WASHINGTON, Feb. 7 (Xinhua) -- U.S. Secretary of State Mike Pompeo on Thursday met with Saudi Minister of State for Foreign Affairs Adel al-Jubeir on bilateral ties and the death of Saudi journalist, Jamal Khashoggi, as the congressional deadline for the White House to submit an investigation report on his death was near.
According to a statement issued by the State Department's deputy spokesperson Robert Palladino, during their meeting, Pompeo thanked the Saudi official for his nation's "continued partnership with the United States across many regional and bilateral priorities."
Regarding the case of Khashoggi, the two diplomats "agreed on the importance of Saudi Arabia continuing its investigation into the murder of Jamal Khashoggi in a credible and transparent manner, and holding all of those involved accountable," the statement read.
On Yemen, they reiterated their support for UN Special Envoy Martin Griffiths' efforts to advance the political process, and the need for Yemen's government and the Houthis to swiftly implement agreements reached in Sweden.
Apart from the meeting, seven senators from both parties on Thursday renewed their push for the Trump administration to determine the persons responsible for the journalist's death before the deadline and punish the Saudi side for its alleged roles in the Khashoggi case and the high civilian casualties in Yemen.
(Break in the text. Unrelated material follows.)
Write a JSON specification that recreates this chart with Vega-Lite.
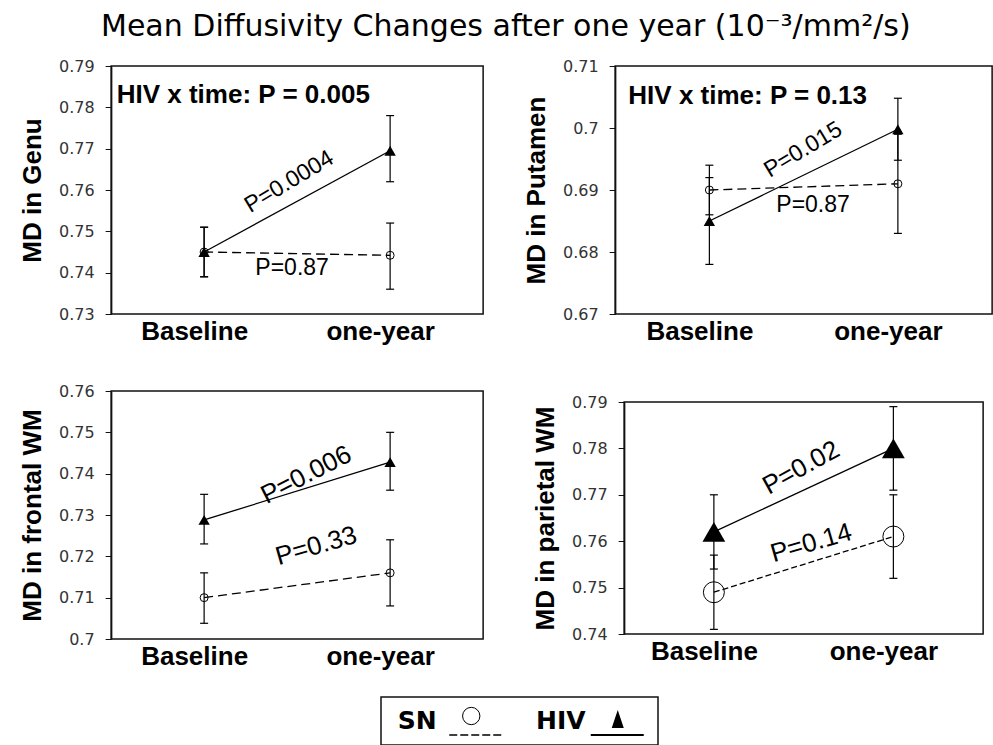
{
  "$schema": "https://vega.github.io/schema/vega-lite/v6.json",
  "padding": {"left": 18, "top": 12, "right": 0, "bottom": 0},
  "title": {"text": "Mean Diffusivity Changes after one year (10⁻³/mm²/s)", "fontSize": 30, "fontWeight": "normal", "font": "DejaVu Sans", "color": "black", "anchor": "middle", "offset": 15},
  "datasets": {
    "md": [
      {"region": "Genu", "group": "SN", "year": 0, "md": 0.745, "lo": 0.739, "hi": 0.751},
      {"region": "Genu", "group": "SN", "year": 1, "md": 0.7442, "lo": 0.736, "hi": 0.752},
      {"region": "Genu", "group": "HIV", "year": 0, "md": 0.745, "lo": 0.739, "hi": 0.751},
      {"region": "Genu", "group": "HIV", "year": 1, "md": 0.7695, "lo": 0.762, "hi": 0.778},
      {"region": "Putamen", "group": "SN", "year": 0, "md": 0.690, "lo": 0.686, "hi": 0.694},
      {"region": "Putamen", "group": "SN", "year": 1, "md": 0.691, "lo": 0.683, "hi": 0.699},
      {"region": "Putamen", "group": "HIV", "year": 0, "md": 0.685, "lo": 0.678, "hi": 0.692},
      {"region": "Putamen", "group": "HIV", "year": 1, "md": 0.6998, "lo": 0.6948, "hi": 0.7048},
      {"region": "Frontal", "group": "SN", "year": 0, "md": 0.710, "lo": 0.7038, "hi": 0.716},
      {"region": "Frontal", "group": "SN", "year": 1, "md": 0.716, "lo": 0.708, "hi": 0.724},
      {"region": "Frontal", "group": "HIV", "year": 0, "md": 0.7288, "lo": 0.723, "hi": 0.735},
      {"region": "Frontal", "group": "HIV", "year": 1, "md": 0.7428, "lo": 0.736, "hi": 0.750},
      {"region": "Parietal", "group": "SN", "year": 0, "md": 0.749, "lo": 0.741, "hi": 0.757},
      {"region": "Parietal", "group": "SN", "year": 1, "md": 0.761, "lo": 0.752, "hi": 0.770},
      {"region": "Parietal", "group": "HIV", "year": 0, "md": 0.762, "lo": 0.754, "hi": 0.770},
      {"region": "Parietal", "group": "HIV", "year": 1, "md": 0.780, "lo": 0.771, "hi": 0.789}
    ]
  },
  "vconcat": [
    {
      "spacing": 38,
      "hconcat": [
        {
          "bounds": "flush",
          "spacing": 77,
          "vconcat": [
            {
              "width": 372, "height": 248,
              "encoding": {
                "x": {"field": "year", "type": "quantitative", "scale": {"domain": [-0.5, 1.5]}, "axis": {"values": [0, 1], "labelExpr": "datum.value == 0 ? 'Baseline' : 'one-year'", "title": null}},
                "y": {"field": "md", "type": "quantitative", "scale": {"domain": [0.73, 0.79], "nice": false, "zero": false}, "axis": {"values": [0.73, 0.74, 0.75, 0.76, 0.77, 0.78, 0.79], "format": ".2~f"}, "title": "MD in Genu"}
              },
              "layer": [
                {
                  "data": {"name": "md"},
                  "transform": [{"filter": "datum.region == 'Genu'"}],
                  "layer": [
                    {"mark": {"type": "rule", "color": "black", "strokeWidth": 1.2}, "encoding": {"y": {"field": "lo", "type": "quantitative", "title": "MD in Genu"}, "y2": {"field": "hi"}}},
                    {"mark": {"type": "tick", "orient": "horizontal", "color": "black", "size": 8, "thickness": 1.2, "opacity": 1}, "encoding": {"y": {"field": "lo", "type": "quantitative", "title": "MD in Genu"}}},
                    {"mark": {"type": "tick", "orient": "horizontal", "color": "black", "size": 8, "thickness": 1.2, "opacity": 1}, "encoding": {"y": {"field": "hi", "type": "quantitative", "title": "MD in Genu"}}},
                    {"transform": [{"filter": "datum.group == 'SN'"}], "mark": {"type": "line", "color": "black", "strokeWidth": 1.3, "strokeDash": [9, 5]}},
                    {"transform": [{"filter": "datum.group == 'HIV'"}], "mark": {"type": "line", "color": "black", "strokeWidth": 1.3}},
                    {"transform": [{"filter": "datum.group == 'SN'"}], "mark": {"type": "point", "shape": "circle", "size": 64, "filled": false, "color": "black", "strokeWidth": 1, "opacity": 1}},
                    {"transform": [{"filter": "datum.group == 'HIV'"}], "mark": {"type": "point", "shape": "triangle-up", "size": 128, "filled": true, "color": "black", "opacity": 1}}
                  ]
                },
                {"data": {"values": [{"label": "HIV x time: P = 0.005", "year": -0.47, "md": 0.783}]}, "mark": {"type": "text", "align": "left", "fontSize": 26, "fontWeight": "bold"}, "encoding": {"text": {"field": "label"}}},
                {"data": {"values": [{"label": "P=0.0004", "year": 0.457, "md": 0.762}]}, "mark": {"type": "text", "angle": -31, "fontSize": 23}, "encoding": {"text": {"field": "label"}}},
                {"data": {"values": [{"label": "P=0.87", "year": 0.473, "md": 0.7411}]}, "mark": {"type": "text", "fontSize": 23}, "encoding": {"text": {"field": "label"}}}
              ]
            },
            {
              "width": 372, "height": 248,
              "encoding": {
                "x": {"field": "year", "type": "quantitative", "scale": {"domain": [-0.5, 1.5]}, "axis": {"values": [0, 1], "labelExpr": "datum.value == 0 ? 'Baseline' : 'one-year'", "title": null}},
                "y": {"field": "md", "type": "quantitative", "scale": {"domain": [0.70, 0.76], "nice": false, "zero": false}, "axis": {"values": [0.70, 0.71, 0.72, 0.73, 0.74, 0.75, 0.76], "format": ".2~f"}, "title": "MD in frontal WM"}
              },
              "layer": [
                {
                  "data": {"name": "md"},
                  "transform": [{"filter": "datum.region == 'Frontal'"}],
                  "layer": [
                    {"mark": {"type": "rule", "color": "black", "strokeWidth": 1.2}, "encoding": {"y": {"field": "lo", "type": "quantitative", "title": "MD in frontal WM"}, "y2": {"field": "hi"}}},
                    {"mark": {"type": "tick", "orient": "horizontal", "color": "black", "size": 8, "thickness": 1.2, "opacity": 1}, "encoding": {"y": {"field": "lo", "type": "quantitative", "title": "MD in frontal WM"}}},
                    {"mark": {"type": "tick", "orient": "horizontal", "color": "black", "size": 8, "thickness": 1.2, "opacity": 1}, "encoding": {"y": {"field": "hi", "type": "quantitative", "title": "MD in frontal WM"}}},
                    {"transform": [{"filter": "datum.group == 'SN'"}], "mark": {"type": "line", "color": "black", "strokeWidth": 1.3, "strokeDash": [9, 5]}},
                    {"transform": [{"filter": "datum.group == 'HIV'"}], "mark": {"type": "line", "color": "black", "strokeWidth": 1.3}},
                    {"transform": [{"filter": "datum.group == 'SN'"}], "mark": {"type": "point", "shape": "circle", "size": 64, "filled": false, "color": "black", "strokeWidth": 1, "opacity": 1}},
                    {"transform": [{"filter": "datum.group == 'HIV'"}], "mark": {"type": "point", "shape": "triangle-up", "size": 128, "filled": true, "color": "black", "opacity": 1}}
                  ]
                },
                {"data": {"values": [{"label": "P=0.006", "year": 0.549, "md": 0.7397}]}, "mark": {"type": "text", "angle": -27, "fontSize": 26}, "encoding": {"text": {"field": "label"}}},
                {"data": {"values": [{"label": "P=0.33", "year": 0.603, "md": 0.7225}]}, "mark": {"type": "text", "angle": -16, "fontSize": 26}, "encoding": {"text": {"field": "label"}}}
              ]
            }
          ]
        },
        {
          "bounds": "flush",
          "spacing": 88,
          "center": true,
          "vconcat": [
            {
              "width": 377, "height": 248,
              "encoding": {
                "x": {"field": "year", "type": "quantitative", "scale": {"domain": [-0.5, 1.5]}, "axis": {"values": [0, 1], "labelExpr": "datum.value == 0 ? 'Baseline' : 'one-year'", "title": null}},
                "y": {"field": "md", "type": "quantitative", "scale": {"domain": [0.67, 0.71], "nice": false, "zero": false}, "axis": {"values": [0.67, 0.68, 0.69, 0.7, 0.71], "format": ".2~f"}, "title": "MD in Putamen"}
              },
              "layer": [
                {
                  "data": {"name": "md"},
                  "transform": [{"filter": "datum.region == 'Putamen'"}],
                  "layer": [
                    {"mark": {"type": "rule", "color": "black", "strokeWidth": 1.2}, "encoding": {"y": {"field": "lo", "type": "quantitative", "title": "MD in Putamen"}, "y2": {"field": "hi"}}},
                    {"mark": {"type": "tick", "orient": "horizontal", "color": "black", "size": 8, "thickness": 1.2, "opacity": 1}, "encoding": {"y": {"field": "lo", "type": "quantitative", "title": "MD in Putamen"}}},
                    {"mark": {"type": "tick", "orient": "horizontal", "color": "black", "size": 8, "thickness": 1.2, "opacity": 1}, "encoding": {"y": {"field": "hi", "type": "quantitative", "title": "MD in Putamen"}}},
                    {"transform": [{"filter": "datum.group == 'SN'"}], "mark": {"type": "line", "color": "black", "strokeWidth": 1.3, "strokeDash": [9, 5]}},
                    {"transform": [{"filter": "datum.group == 'HIV'"}], "mark": {"type": "line", "color": "black", "strokeWidth": 1.3}},
                    {"transform": [{"filter": "datum.group == 'SN'"}], "mark": {"type": "point", "shape": "circle", "size": 64, "filled": false, "color": "black", "strokeWidth": 1, "opacity": 1}},
                    {"transform": [{"filter": "datum.group == 'HIV'"}], "mark": {"type": "point", "shape": "triangle-up", "size": 128, "filled": true, "color": "black", "opacity": 1}}
                  ]
                },
                {"data": {"values": [{"label": "HIV x time: P = 0.13", "year": -0.43, "md": 0.7052}]}, "mark": {"type": "text", "align": "left", "fontSize": 26, "fontWeight": "bold"}, "encoding": {"text": {"field": "label"}}},
                {"data": {"values": [{"label": "P=0.015", "year": 0.497, "md": 0.6965}]}, "mark": {"type": "text", "angle": -31, "fontSize": 23}, "encoding": {"text": {"field": "label"}}},
                {"data": {"values": [{"label": "P=0.87", "year": 0.55, "md": 0.6876}]}, "mark": {"type": "text", "fontSize": 23}, "encoding": {"text": {"field": "label"}}}
              ]
            },
            {
              "width": 359, "height": 232,
              "encoding": {
                "x": {"field": "year", "type": "quantitative", "scale": {"domain": [-0.5, 1.5]}, "axis": {"values": [0, 1], "labelExpr": "datum.value == 0 ? 'Baseline' : 'one-year'", "title": null}},
                "y": {"field": "md", "type": "quantitative", "scale": {"domain": [0.74, 0.79], "nice": false, "zero": false}, "axis": {"values": [0.74, 0.75, 0.76, 0.77, 0.78, 0.79], "format": ".2~f"}, "title": "MD in parietal WM"}
              },
              "layer": [
                {
                  "data": {"name": "md"},
                  "transform": [{"filter": "datum.region == 'Parietal'"}],
                  "layer": [
                    {"mark": {"type": "rule", "color": "black", "strokeWidth": 1.2}, "encoding": {"y": {"field": "lo", "type": "quantitative", "title": "MD in parietal WM"}, "y2": {"field": "hi"}}},
                    {"mark": {"type": "tick", "orient": "horizontal", "color": "black", "size": 8, "thickness": 1.2, "opacity": 1}, "encoding": {"y": {"field": "lo", "type": "quantitative", "title": "MD in parietal WM"}}},
                    {"mark": {"type": "tick", "orient": "horizontal", "color": "black", "size": 8, "thickness": 1.2, "opacity": 1}, "encoding": {"y": {"field": "hi", "type": "quantitative", "title": "MD in parietal WM"}}},
                    {"transform": [{"filter": "datum.group == 'SN'"}], "mark": {"type": "line", "color": "black", "strokeWidth": 1.3, "strokeDash": [6, 3]}},
                    {"transform": [{"filter": "datum.group == 'HIV'"}], "mark": {"type": "line", "color": "black", "strokeWidth": 1.3}},
                    {"transform": [{"filter": "datum.group == 'SN'"}], "mark": {"type": "point", "shape": "circle", "size": 440, "filled": false, "color": "black", "strokeWidth": 1, "opacity": 1}},
                    {"transform": [{"filter": "datum.group == 'HIV'"}], "mark": {"type": "point", "shape": "triangle-up", "size": 520, "filled": true, "color": "black", "opacity": 1}}
                  ]
                },
                {"data": {"values": [{"label": "P=0.02", "year": 0.486, "md": 0.7758}]}, "mark": {"type": "text", "angle": -29, "fontSize": 26}, "encoding": {"text": {"field": "label"}}},
                {"data": {"values": [{"label": "P=0.14", "year": 0.542, "md": 0.7596}]}, "mark": {"type": "text", "angle": -16, "fontSize": 26}, "encoding": {"text": {"field": "label"}}}
              ]
            }
          ]
        }
      ]
    },
    {
      "spacing": 0,
      "hconcat": [
        {
          "width": 277, "height": 48,
          "data": {"values": [{"group": "SN"}, {"group": "HIV"}]},
          "encoding": {"x": {"field": "group", "type": "nominal", "scale": {"domain": ["SN", "HIV"], "paddingInner": 0, "paddingOuter": 0}, "axis": null}},
          "layer": [
            {"transform": [{"filter": "datum.group == 'SN'"}], "mark": {"type": "text", "font": "DejaVu Sans", "fontSize": 25, "fontWeight": "bold", "dx": -33, "dy": 0}, "encoding": {"text": {"field": "group"}}},
            {"transform": [{"filter": "datum.group == 'HIV'"}], "mark": {"type": "text", "font": "DejaVu Sans", "fontSize": 25, "fontWeight": "bold", "dx": -28, "dy": 0}, "encoding": {"text": {"field": "group"}}},
            {"transform": [{"filter": "datum.group == 'SN'"}], "mark": {"type": "point", "shape": "circle", "size": 300, "filled": false, "color": "black", "strokeWidth": 1, "opacity": 1, "xOffset": 21, "yOffset": -5}},
            {"transform": [{"filter": "datum.group == 'HIV'"}], "mark": {"type": "point", "shape": "M0,-1L0.67,1L-0.67,1Z", "size": 324, "filled": true, "color": "black", "opacity": 1, "xOffset": 29, "yOffset": -2}},
            {"transform": [{"filter": "datum.group == 'SN'"}], "mark": {"type": "rule", "color": "black", "strokeWidth": 1.5, "strokeDash": [8, 3], "xOffset": -1, "x2Offset": 51, "yOffset": 14}, "encoding": {"x2": {"field": "group"}}},
            {"transform": [{"filter": "datum.group == 'HIV'"}], "mark": {"type": "rule", "color": "black", "strokeWidth": 2, "xOffset": 2, "x2Offset": 55, "yOffset": 14}, "encoding": {"x2": {"field": "group"}}}
          ]
        },
        {
          "width": 64, "height": 48,
          "view": {"stroke": null, "fill": "white"},
          "data": {"values": [{"group": "SN"}]},
          "mark": {"type": "text", "text": ""}
        }
      ]
    }
  ],
  "spacing": 26,
  "center": true,
  "config": {
    "font": "Liberation Sans",
    "view": {"stroke": "#111", "strokeWidth": 1.5},
    "axis": {"labelFont": "Liberation Sans", "titleFont": "Liberation Sans", "grid": false},
    "axisY": {"labelFont": "DejaVu Sans", "labelFontSize": 16, "labelColor": "#333", "tickSize": 6, "tickColor": "#111", "domainColor": "#111", "domainWidth": 1.5, "labelPadding": 11, "titleFontSize": 26, "titleFontWeight": "bold", "titleColor": "black", "titlePadding": 13},
    "axisX": {"labelFontSize": 26, "labelFontWeight": "bold", "labelColor": "black", "ticks": false, "domain": false, "labelPadding": 4, "labelOffset": -10},
    "text": {"font": "Liberation Sans", "color": "black"}
  }
}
In a joint statement, they urged the Trump administration to submit a report to the Senate on Khashoggi's murder to determine whether Saudi Crown Prince Mohamed bin Salman has been involved personally and whether the Trump administration intends to impose sanctions on anyone that is responsible.
These senators, including President Donald Trump's close ally Lindsey Graham, also said that they had introduced the Saudi Arabia Accountability and Yemen Act of 2019, a "comprehensive legislation to hold Saudi Arabia accountable" for the death of Khashoggi, and the Saudi-led coalition "for its role in the devastating conflict in Yemen."
The bill prohibited certain arms sales to Saudi Arabia, as well as in-flight refueling of Saudi coalition aircraft, according to the statement.
The statement added that the legislation "also comes on the heels of a CNN investigation about U.S.-made military equipment sold to Saudi Arabia and the United Arab Emirates ending up in the hands of Al-Qaeda and other adversaries of the United States."
"Seeing as the Trump administration has no intention of insisting on full accountability for Mr. Khashoggi's murderers, it is time for Congress to step in and impose real consequences to fundamentally reexamine our relationship with the Kingdom of Saudi Arabia and with the Saudi-led coalition in Yemen," said Senator Robert Menendez in the statement. "We will not accept the killings of more civilians and journalists with impunity and without consequence."
Also on Thursday, a UN-led team investigating the Khashoggi case said that evidence pointed to a "brutal and premeditated" crime "planned and perpetrated" by Saudi officials.
Agnes Callamard, UN special rapporteur for extrajudicial summary or arbitrary executions, accused Saudi officials of having "seriously undermined" and delayed Turkey's investigation of the crime scene.
Khashoggi went missing on Oct. 2 last year after entering the Saudi consulate in Istanbul to obtain paperwork he needed to marry his fiancee. The Saudi authorities said he died in a "brawl" in the consulate, and denied that the Saudi crown prince had ordered the killing.
After releasing the results of its initial investigation, the Saudi Public Prosecution announced that 18 Saudis were arrested for their alleged connections with the killing.
The U.S. Congress has urged a thorough investigation into his death, and threatened to take more actions against Saudi Arabia.
However, the Trump administration has been reluctant to further punish the Saudi government. Trump has said that he would stand with the Saudi Arabian crown prince despite the death of Khashoggi, and Pompeo said that the death of Khashoggi has "heightened the Capitol Hill caterwauling and media pile-on."